• _Aim_
Take the lines from the top down to and including the one with "80, 90, 100];" and repeat them exactly. Omit images.

• _Supplied material_

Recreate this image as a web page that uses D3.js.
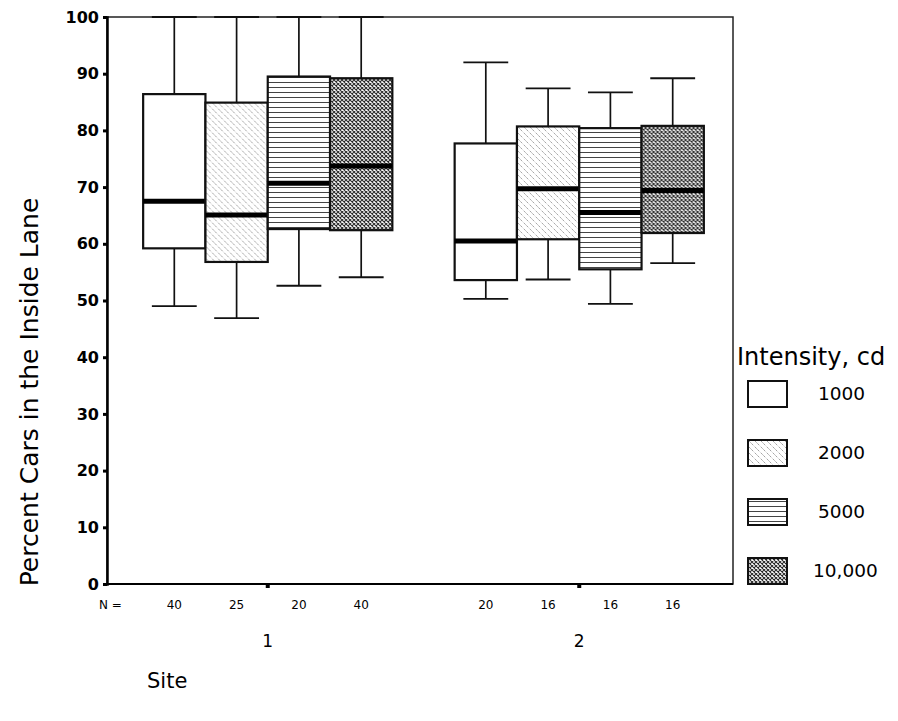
<!DOCTYPE html>
<html>
<head>
<meta charset="utf-8">
<script src="https://cdn.jsdelivr.net/npm/d3@7"></script>
<style>
  html, body { margin: 0; padding: 0; background: #fff; }
  svg { display: block; }
  text { font-family: "DejaVu Sans", "Liberation Sans", Arial, sans-serif; fill: #000; }
</style>
</head>
<body>
<svg id="chart" width="898" height="721"></svg>
<script>
// ---------------- data ----------------
const sites = ["1", "2"];
const intensities = ["1000", "2000", "5000", "10,000"];
const yTicks = [0, 10, 20, 30, 40, 50, 60, 70, 80, 90, 100];

const site1N      = [40, 25, 20, 40];
const site1Low    = [49.0, 46.9, 52.6, 54.1];
const site1Q1     = [59.2, 56.8, 62.6, 62.4];
const site1Median = [67.5, 65.1, 70.7, 73.7];
const site1Q3     = [86.4, 84.9, 89.5, 89.2];
const site1High   = [100, 100, 100, 100];

const site2N      = [20, 16, 16, 16];
const site2Low    = [50.3, 53.7, 49.4, 56.6];
const site2Q1     = [53.6, 60.8, 55.5, 61.9];
const site2Median = [60.5, 69.7, 65.5, 69.4];
const site2Q3     = [77.7, 80.7, 80.4, 80.8];
const site2High   = [92.0, 87.4, 86.7, 89.2];

const yTitle = "Percent Cars in the Inside Lane";
const xTitle = "Site";
const legendTitle = "Intensity, cd";

// build rows
const bySite = {
  "1": { n: site1N, low: site1Low, q1: site1Q1, med: site1Median, q3: site1Q3, high: site1High },
  "2": { n: site2N, low: site2Low, q1: site2Q1, med: site2Median, q3: site2Q3, high: site2High }
};
const rows = [];
sites.forEach(s => intensities.forEach((k, i) => {
  const d = bySite[s];
  rows.push({ site: s, intensity: k, n: d.n[i], low: d.low[i], q1: d.q1[i], med: d.med[i], q3: d.q3[i], high: d.high[i] });
}));

// ---------------- layout ----------------
const svg = d3.select("#chart");
const frame = { left: 107, right: 733, top: 17, bottom: 584 };

const y = d3.scaleLinear().domain([0, 100]).range([frame.bottom, frame.top]);
const x0 = d3.scaleBand().domain(sites).range([112, 735]).paddingInner(0.2).paddingOuter(0.1);
const x1 = d3.scaleBand().domain(intensities).range([0, x0.bandwidth()]);

// ---------------- patterns ----------------
const defs = svg.append("defs");
// 2000: light diagonal stipple
const p2 = defs.append("pattern").attr("id", "pat2000").attr("patternUnits", "userSpaceOnUse")
  .attr("width", 6).attr("height", 6);
p2.append("rect").attr("width", 6).attr("height", 6).attr("fill", "#fff");
p2.append("path").attr("d", "M-1,-1 L7,7 M-1,5 L1,7 M5,-1 L7,1").attr("stroke", "#7a7a7a")
  .attr("stroke-width", 1).attr("stroke-dasharray", "1.3,1.2");
// 5000: horizontal lines
const p5 = defs.append("pattern").attr("id", "pat5000").attr("patternUnits", "userSpaceOnUse")
  .attr("width", 6).attr("height", 5);
p5.append("rect").attr("width", 6).attr("height", 5).attr("fill", "#fff");
p5.append("line").attr("x1", 0).attr("x2", 6).attr("y1", 2.5).attr("y2", 2.5)
  .attr("stroke", "#444").attr("stroke-width", 1);
// 10,000: dense cross-hatch
const p10 = defs.append("pattern").attr("id", "pat10000").attr("patternUnits", "userSpaceOnUse")
  .attr("width", 4).attr("height", 4);
p10.append("rect").attr("width", 4).attr("height", 4).attr("fill", "#fff");
p10.append("path").attr("d", "M0,0 L4,4 M4,0 L0,4").attr("stroke", "#2a2a2a").attr("stroke-width", 1.1);

const fillFor = {
  "1000": "#fff",
  "2000": "url(#pat2000)",
  "5000": "url(#pat5000)",
  "10,000": "url(#pat10000)"
};

// ---------------- frame ----------------
svg.append("rect")
  .attr("x", frame.left).attr("y", frame.top)
  .attr("width", frame.right - frame.left).attr("height", frame.bottom - frame.top)
  .attr("fill", "none").attr("stroke", "#222").attr("stroke-width", 1.5);

// ---------------- boxes ----------------
const g = svg.append("g");
const boxes = g.selectAll("g.box").data(rows).join("g").attr("class", "box")
  .attr("transform", d => `translate(${x0(d.site) + x1(d.intensity)},0)`);
const bw = x1.bandwidth();
const cap = bw * 0.72;

boxes.append("line").attr("x1", bw / 2).attr("x2", bw / 2)
  .attr("y1", d => y(d.high)).attr("y2", d => y(d.q3)).attr("stroke", "#111").attr("stroke-width", 1.7);
boxes.append("line").attr("x1", bw / 2).attr("x2", bw / 2)
  .attr("y1", d => y(d.q1)).attr("y2", d => y(d.low)).attr("stroke", "#111").attr("stroke-width", 1.7);
boxes.append("line").attr("x1", (bw - cap) / 2).attr("x2", (bw + cap) / 2)
  .attr("y1", d => y(d.high)).attr("y2", d => y(d.high)).attr("stroke", "#111").attr("stroke-width", 1.8);
boxes.append("line").attr("x1", (bw - cap) / 2).attr("x2", (bw + cap) / 2)
  .attr("y1", d => y(d.low)).attr("y2", d => y(d.low)).attr("stroke", "#111").attr("stroke-width", 1.8);
boxes.append("rect").attr("x", 0).attr("width", bw)
  .attr("y", d => y(d.q3)).attr("height", d => y(d.q1) - y(d.q3))
  .attr("fill", d => fillFor[d.intensity]).attr("stroke", "#111").attr("stroke-width", 2.2);
boxes.append("line").attr("x1", 0).attr("x2", bw)
  .attr("y1", d => y(d.med)).attr("y2", d => y(d.med)).attr("stroke", "#000").attr("stroke-width", 5);

// ---------------- y axis ----------------
const yAxis = d3.axisLeft(y).tickValues(yTicks).tickSize(4).tickPadding(4);
const ya = svg.append("g").attr("transform", `translate(${frame.left},0)`).call(yAxis);
ya.select(".domain").attr("stroke", "#000").attr("stroke-width", 2.5);
ya.selectAll(".tick line").attr("stroke", "#000").attr("stroke-width", 3);
ya.selectAll(".tick text").attr("font-size", 16).attr("font-family", "DejaVu Sans, sans-serif")
  .attr("fill", "#000").attr("font-weight", "bold");

// ---------------- x axis ----------------
const xAxis = d3.axisBottom(x0).tickSize(4).tickFormat(() => "");
const xa = svg.append("g").attr("transform", `translate(0,${frame.bottom})`).call(xAxis);
xa.select(".domain").remove();
xa.selectAll(".tick line").attr("stroke", "#000").attr("stroke-width", 4);
svg.append("line").attr("x1", frame.left).attr("x2", frame.right)
  .attr("y1", frame.bottom).attr("y2", frame.bottom).attr("stroke", "#000").attr("stroke-width", 2);

// site labels
svg.selectAll("text.site").data(sites).join("text").attr("class", "site")
  .attr("x", d => x0(d) + x0.bandwidth() / 2).attr("y", 647)
  .attr("text-anchor", "middle").attr("font-size", 17).text(d => d);

// N labels
svg.append("text").attr("x", 99).attr("y", 609).attr("font-size", 12).text("N =");
svg.selectAll("text.nlab").data(rows).join("text").attr("class", "nlab")
  .attr("x", d => x0(d.site) + x1(d.intensity) + bw / 2).attr("y", 609)
  .attr("text-anchor", "middle").attr("font-size", 12).text(d => d.n);

// titles
svg.append("text").attr("transform", "translate(38,392) rotate(-90)")
  .attr("text-anchor", "middle").attr("font-size", 25).text(yTitle);
svg.append("text").attr("x", 147).attr("y", 688).attr("font-size", 21).text(xTitle);

// ---------------- legend ----------------
svg.append("text").attr("x", 737).attr("y", 365).attr("font-size", 24).text(legendTitle);
const lg = svg.selectAll("g.leg").data(intensities).join("g").attr("class", "leg")
  .attr("transform", (d, i) => `translate(748,${381 + i * 59})`);
lg.append("rect").attr("width", 39).attr("height", 26)
  .attr("fill", d => fillFor[d]).attr("stroke", "#111").attr("stroke-width", 2);
lg.append("text").attr("x", d => d === "10,000" ? 65 : 70).attr("y", 13).attr("dy", "0.35em")
  .attr("font-size", 18.5).text(d => d);
</script>
</body>
</html>
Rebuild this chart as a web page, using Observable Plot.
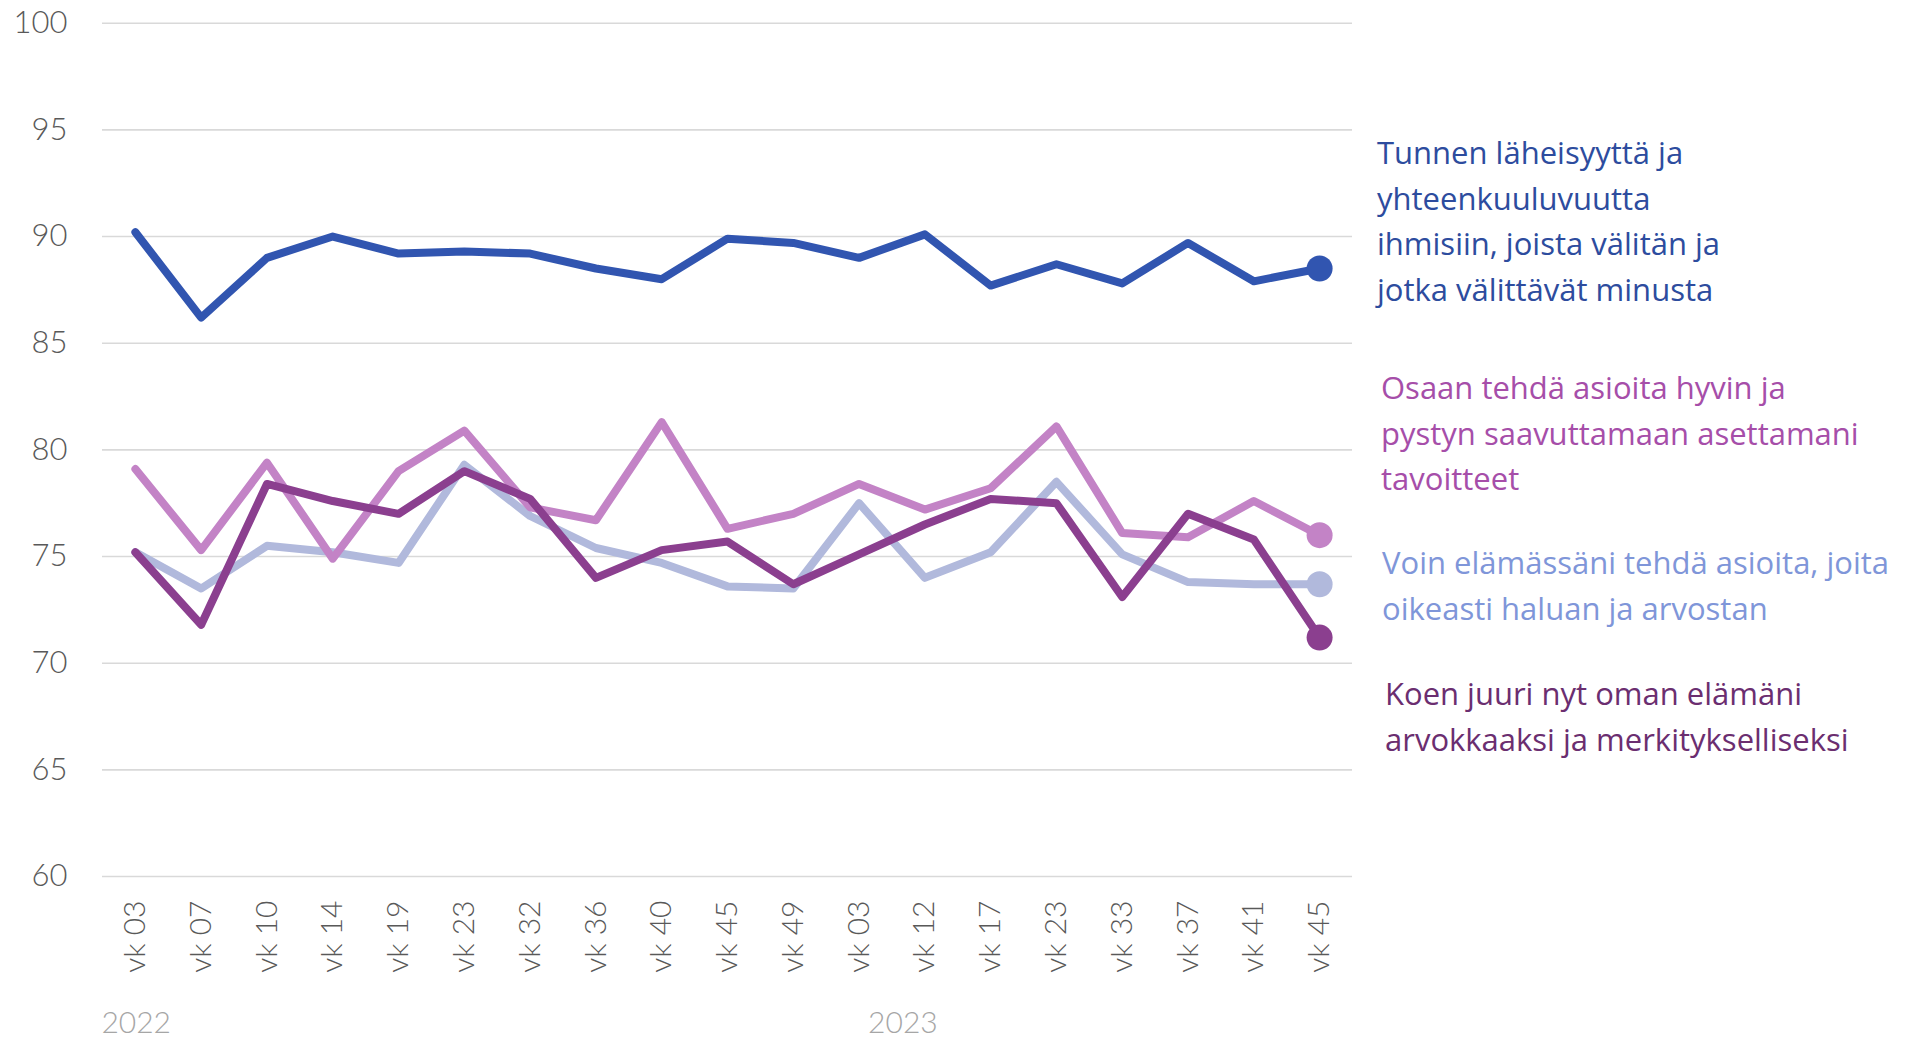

• _The solution_
Recreate this image as a web page that uses D3.js.
<!DOCTYPE html>
<html>
<head>
<meta charset="utf-8">
<script src="https://cdn.jsdelivr.net/npm/d3@7"></script>
<style>
  html, body { margin: 0; padding: 0; background: #fff; }
  svg { display: block; }
  text { font-family: "DejaVu Sans", "Liberation Sans", Arial, sans-serif; fill: #000; }
</style>
</head>
<body>
<svg id="chart" width="898" height="721"></svg>
<script>
// ---------------- data ----------------
const sites = ["1", "2"];
const intensities = ["1000", "2000", "5000", "10,000"];
const yTicks = [0, 10, 20, 30, 40, 50, 60, 70, 80, 90, 100];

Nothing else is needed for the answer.